Perl one liners are like perfect piece of coding but i am facing a problem and seeks your guidance.

I have a file containing several entries like this LOC_Os04g58220|13104.t05295

I want to replace |13104.t05295 fragment with nothing. When i place this in the above mentioned one liner, it completes the job but somehow | character remains. One more thing worth mention here that these number are variables, so is there anyway with one liners that i can remove this particular string by using wild card characters??
I had tried, but alas! it didn't work for me.

perl -i.tiny -pe "s/(|************)//ge" Main.txt_yes

Since i am using windows platform hence " instead of ' is needed.

Prompt response will be much appreciated.

Thanks in advance

MTK358 · 08-10-2010, 04:00 PM

It would be much better to start your own thread.

Quote:

Originally Posted by vinay.baranwal

perl -i.tiny -pe "s/(|************)//ge" Main.txt_yes

Asterisk (*) does NOT mean "one of any character", it means "zero or more of the preceding character". Period (.) means "one of any character". Thus ".*" means "zero or more of any character".

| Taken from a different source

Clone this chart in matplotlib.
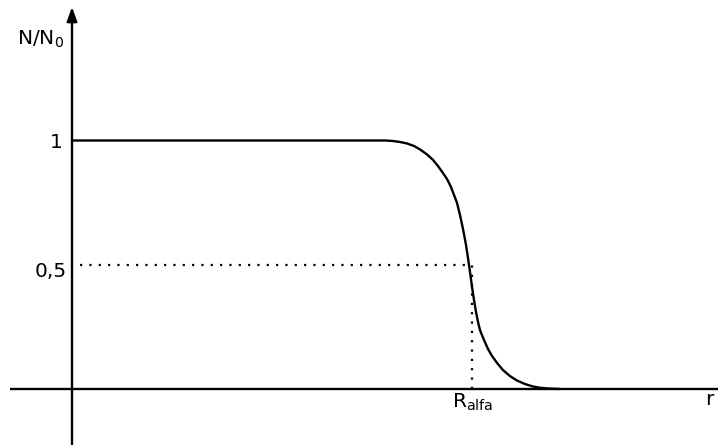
import matplotlib
matplotlib.use("Agg")
import matplotlib.pyplot as plt

# Curve (r in arbitrary units, N/N0)
r_vals = [0.00, 1.00, 2.00, 3.00, 3.13, 3.21, 3.28, 3.35, 3.42, 3.48, 3.55, 3.61,
          3.66, 3.71, 3.75, 3.79, 3.82, 3.85, 3.88, 3.91, 3.94, 3.96, 3.98, 4.00,
          4.02, 4.04, 4.06, 4.08, 4.12, 4.16, 4.20, 4.25, 4.31, 4.38, 4.45, 4.53,
          4.61, 4.68, 4.76, 4.88]
n_vals = [1.000, 1.000, 1.000, 1.000, 1.000, 0.998, 0.994, 0.988, 0.978, 0.964, 0.944, 0.922,
          0.897, 0.869, 0.845, 0.813, 0.781, 0.749, 0.700, 0.644, 0.580, 0.527, 0.471, 0.411,
          0.358, 0.310, 0.270, 0.237, 0.197, 0.161, 0.133, 0.105, 0.076, 0.052, 0.034, 0.020,
          0.010, 0.005, 0.002, 0.000]

r_alfa = 4.0
half_level = 0.5
tick_values = [1.0, 0.5]
tick_labels = ["1", "0,5"]

plt.rcParams['font.family'] = ['DejaVu Sans']
plt.rcParams['mathtext.fontset'] = 'dejavusans'

fig = plt.figure(figsize=(7.18, 4.45), dpi=100)
ax = fig.add_axes([0, 0, 1, 1])
ax.set_xlim(-0.72, 6.46)
ax.set_ylim(-0.2254, 1.5654)
ax.axis('off')

lw = 1.7
# axes
ax.plot([-0.62, 6.46], [0, 0], color='black', lw=lw, solid_capstyle='butt')
ax.annotate('', xy=(0, 1.537), xytext=(0, -0.23),
            arrowprops=dict(arrowstyle='-|>,head_length=0.6,head_width=0.22',
                            lw=lw, color='black', mutation_scale=14,
                            shrinkA=0, shrinkB=0))

# curve
ax.plot(r_vals, n_vals, color='black', lw=lw, solid_joinstyle='round',
        solid_capstyle='round')

# dotted guides
dot = (0, (1, 3.2))
ax.plot([0.08, r_alfa], [half_level, half_level], color='black', lw=1.6, linestyle=dot)
ax.plot([r_alfa, r_alfa], [0, half_level], color='black', lw=1.6, linestyle=dot)

# tick labels
fs = 14.5
ax.annotate(tick_labels[0], xy=(-0.09, tick_values[0]), ha='right', va='center_baseline',
            fontsize=fs, xytext=(0, 0), textcoords='offset points')
ax.annotate(tick_labels[1], xy=(-0.05, tick_values[1]), ha='right', va='center_baseline',
            fontsize=fs, xytext=(0, -3.5), textcoords='offset points')

ax.text(-0.55, 1.384, r'N/N$_0$', ha='left', va='baseline', fontsize=fs)
ax.text(3.80, -0.076, r'R$_{\mathrm{alfa}}$', ha='left', va='baseline', fontsize=fs)
ax.text(6.33, -0.064, 'r', ha='left', va='baseline', fontsize=fs)

fig.savefig('out.png', dpi=100)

So your regex should be "s/|.*//ge".

Quote:

Originally Posted by vinay.baranwal

Since i am using windows platform

Since you are using the Windows platform you don't belong in this forum. But there is nothing wrong with you trying Linux, you might like it! It's free, very easy, and you can try it out without risking your Windows installation using a "Live CD", which basically boots a Linux desktop off your CD/DVD drive!

Sergei Steshenko · 08-10-2010, 06:25 PM

Quote:

Originally Posted by MTK358

...
Since you are using the Windows platform you don't belong in this forum.
...

Wrong. This particular forum ("Programming") specifically allows programming questions regardless of OS.

vinay.baranwal · 08-11-2010, 09:43 AM

Thanks all buddy...

But i am sorry to say that problem still persist.

Since | is an operator symbol ("OR"). When i tried using (|.*) it replace the content of whole file.

And i need to delete | operator symbol from the file along with the numeric following this.

Would somebody help me out.

Thanks

MTK358 · 08-11-2010, 10:13 AM

Use "\|" for a literal "|" character.

You should really read a good regular expression tutorial.

vinay.baranwal · 08-11-2010, 11:53 AM

Yeah !!!!!! It did work.

Thanks buddy. Yeah sure i am going to read tutorials...

Thanks once again

ghostdog74 · 08-11-2010, 10:50 PM

Quote:

Originally Posted by vinay.baranwal

Perl one liners are like perfect piece of coding but i am facing a problem and seeks your guidance.

one liners are good when they are short and simple(to understand), but becomes messy and hard to read if you make it extremely long.

Quote:

Code:

perl -i.tiny -pe "s/(|************)//ge" Main.txt_yes

regular expressions are not always the way to go sometimes. with your requirement, you can just do string splitting. See perldoc -f split() and then get the first element. Or with newer Perl, you can use -F option.